Key-Glyph wrote:I watched a documentary on Bronies once that made a connection to the spectrum. The hypothesis was that having a cast of highly individual characters with their own unique color schemes, symbols, and predicable behaviors was a relief for folks who have a harder time decoding the actions, emotions, and motivations of complicated everyday people. (If I remember right, this was in fact backed up by the comments of a Brony with autism.) I can see that extending into video games, what with established player characters, unique special moves, and so on.
Yeah, watching the Brony documentary sort of chilled me out about grown people going nuts about My Little Pony. Like I still don't find the cartoon interesting, but if it serves as a venue for helping awkward people make friends it's just a good thing for the universe.

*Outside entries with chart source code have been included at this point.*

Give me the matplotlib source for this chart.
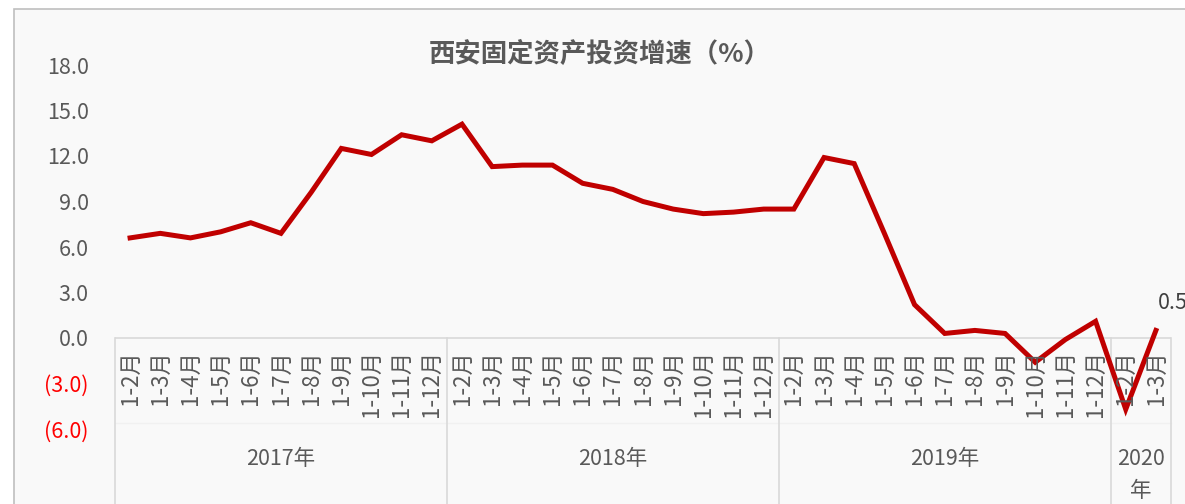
import matplotlib
matplotlib.use('Agg')
import matplotlib.pyplot as plt
from matplotlib.patches import Rectangle
from matplotlib.transforms import blended_transform_factory

plt.rcParams['font.family'] = ['Noto Sans CJK SC', 'DejaVu Sans']

# data
years = ['2017年', '2018年', '2019年', '2020\n年']
months_2017 = ['1-2月', '1-3月', '1-4月', '1-5月', '1-6月', '1-7月', '1-8月',
               '1-9月', '1-10月', '1-11月', '1-12月']
months_2018 = list(months_2017)
months_2019 = list(months_2017)
months_2020 = ['1-2月', '1-3月']
growth_2017 = [6.6, 6.9, 6.6, 7.0, 7.6, 6.9, 9.6, 12.5, 12.1, 13.4, 13.0]
growth_2018 = [14.1, 11.3, 11.4, 11.4, 10.2, 9.8, 9.0, 8.5, 8.2, 8.3, 8.5]
growth_2019 = [8.5, 11.9, 11.5, 6.9, 2.2, 0.3, 0.5, 0.3, -1.6, -0.1, 1.1]
growth_2020 = [-4.7, 0.5]
y_ticks = [-6, -3, 0, 3, 6, 9, 12, 15, 18]

month_groups = [months_2017, months_2018, months_2019, months_2020]
value_groups = [growth_2017, growth_2018, growth_2019, growth_2020]
labels = [m for g in month_groups for m in g]
values = [v for g in value_groups for v in g]
xs = list(range(len(values)))

W, H = 1185, 504
fig = plt.figure(figsize=(W / 100, H / 100), dpi=100, facecolor='white')

# chart frame
fig.patches.append(Rectangle((14 / W, -0.1), 1.2, (H - 9) / H + 0.1,
                             transform=fig.transFigure, facecolor='#f9f9f9',
                             edgecolor='#bfbfbf', linewidth=1.2, zorder=-10))

left, right, top, bottom = 115, 1171, 65, 429
ax = fig.add_axes([left / W, (H - bottom) / H, (right - left) / W, (bottom - top) / H])
ax.set_facecolor('none')
ax.plot(xs, values, color='#c00000', linewidth=3.6, solid_joinstyle='miter', zorder=3)

ax.set_xlim(-0.5, len(values) - 0.5)
ax.set_ylim(-6, 18)
ax.set_xticks([])
ax.set_yticks(y_ticks)
ax.set_yticklabels(['({:.1f})'.format(-t) if t < 0 else '{:.1f}'.format(t) for t in y_ticks])
ax.tick_params(axis='y', length=0, pad=19, labelsize=15.5, labelcolor='#595959')
for t, lab in zip(y_ticks, ax.get_yticklabels()):
    if t < 0:
        lab.set_color('#ff0000')
for s in ax.spines.values():
    s.set_visible(False)

# category axis
ax.axhline(0, color='#d9d9d9', linewidth=1.2, zorder=1)
trans = blended_transform_factory(ax.transData, fig.transFigure)
ax.plot([-0.5, len(values) - 0.5], [(H - 423) / H] * 2, transform=trans,
        color='#f1f1f1', linewidth=1, clip_on=False)
bounds = [-0.5]
for g in month_groups:
    bounds.append(bounds[-1] + len(g))
for b in bounds:
    ax.plot([b, b], [(H - 338) / H, -0.05], transform=trans, color='#d9d9d9',
            linewidth=1.2, clip_on=False)
for x, lab in zip(xs, labels):
    ax.text(x, (H - 350) / H, lab, transform=trans, rotation=90, ha='center',
            va='top', fontsize=16, color='#595959')
for i, yr in enumerate(years):
    cx = (bounds[i] + bounds[i + 1]) / 2
    ax.text(cx, (H - 448) / H, yr, transform=trans, ha='center', va='top',
            fontsize=15.5, color='#595959', linespacing=1.6)

# last point label
ax.annotate('{:.1f}'.format(values[-1]), (xs[-1], values[-1]), xytext=(2, 27),
            textcoords='offset pixels', ha='left', va='center', fontsize=15.5,
            color='#404040', annotation_clip=False)

fig.text(600 / W, (H - 54) / H, '西安固定资产投资增速（%）', ha='center', va='center',
         fontsize=19, fontweight='bold', color='#595959')

fig.savefig('out.png', dpi=100, facecolor='white')
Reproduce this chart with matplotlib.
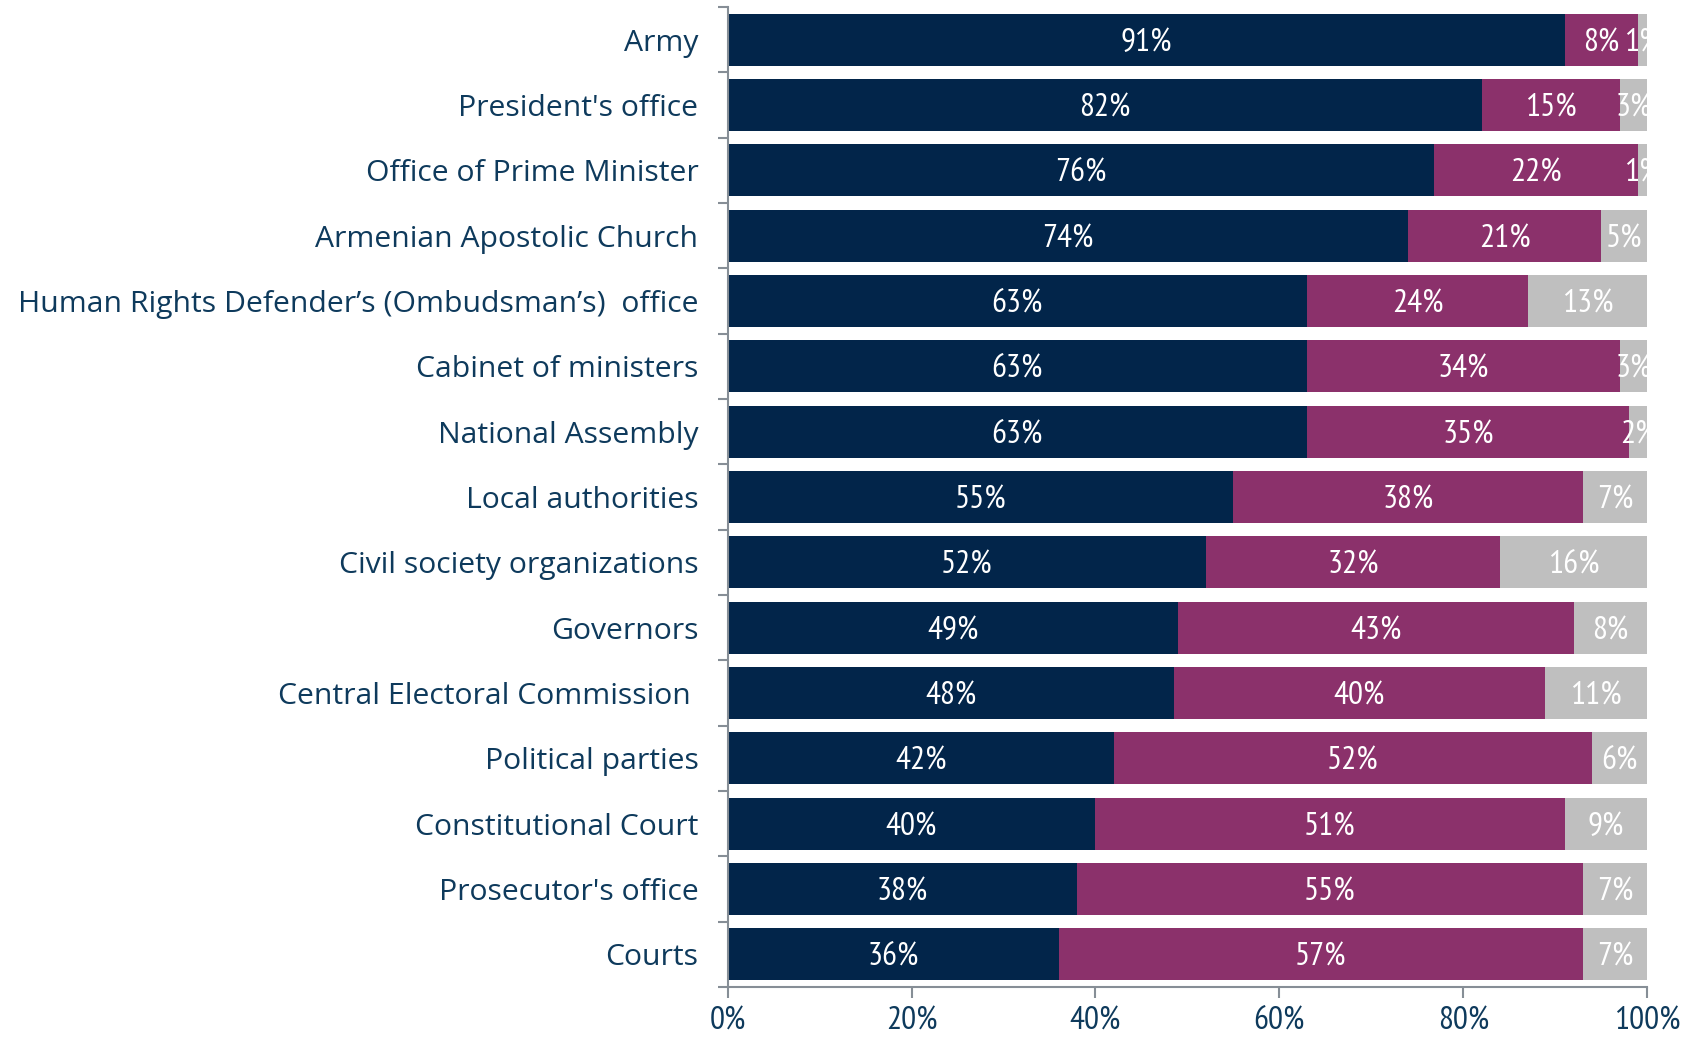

Truthfully though, I still can't grasp the appeal...
It’s Not A Glitch. It’s A Feature. It’s Art. It’s Beautiful ~Sandy Mathes
I think it is something like it started half-ironically or maybe they want to be childish in watching it and as a community grew it became about being part of the community. Have you seen the doc? It's really interesting and softened me on Bronies a lot, even though I'll never watch the show.
I'm not exactly the connoisseur of Brony culture, but a few things come to mind. Every subculture has members who go off the deep end with their enthusiasm. It would be hypocritical to say gaming is somehow exempt from this. I'm in no position to judge anyone for spending five figures on an NES cartridge, but we've all seen ardent MMORPG players who lose their grip on reality and end up in the news. It's no stretch to say each gamer has probably been unfairly lumped in with these people at least once.
Perhaps this is only tangentially related, but I had a situation where some coworkers found out I studied Japanese. Half jesting, they asked me, "How much anime porn do you have on your computer?" While the level of machismo chest thumping in my current work environment is a tad higher than average, it reveals how we create unfair caricatures of each other. A quirky hobby doesn't necessarily make someone a deviant.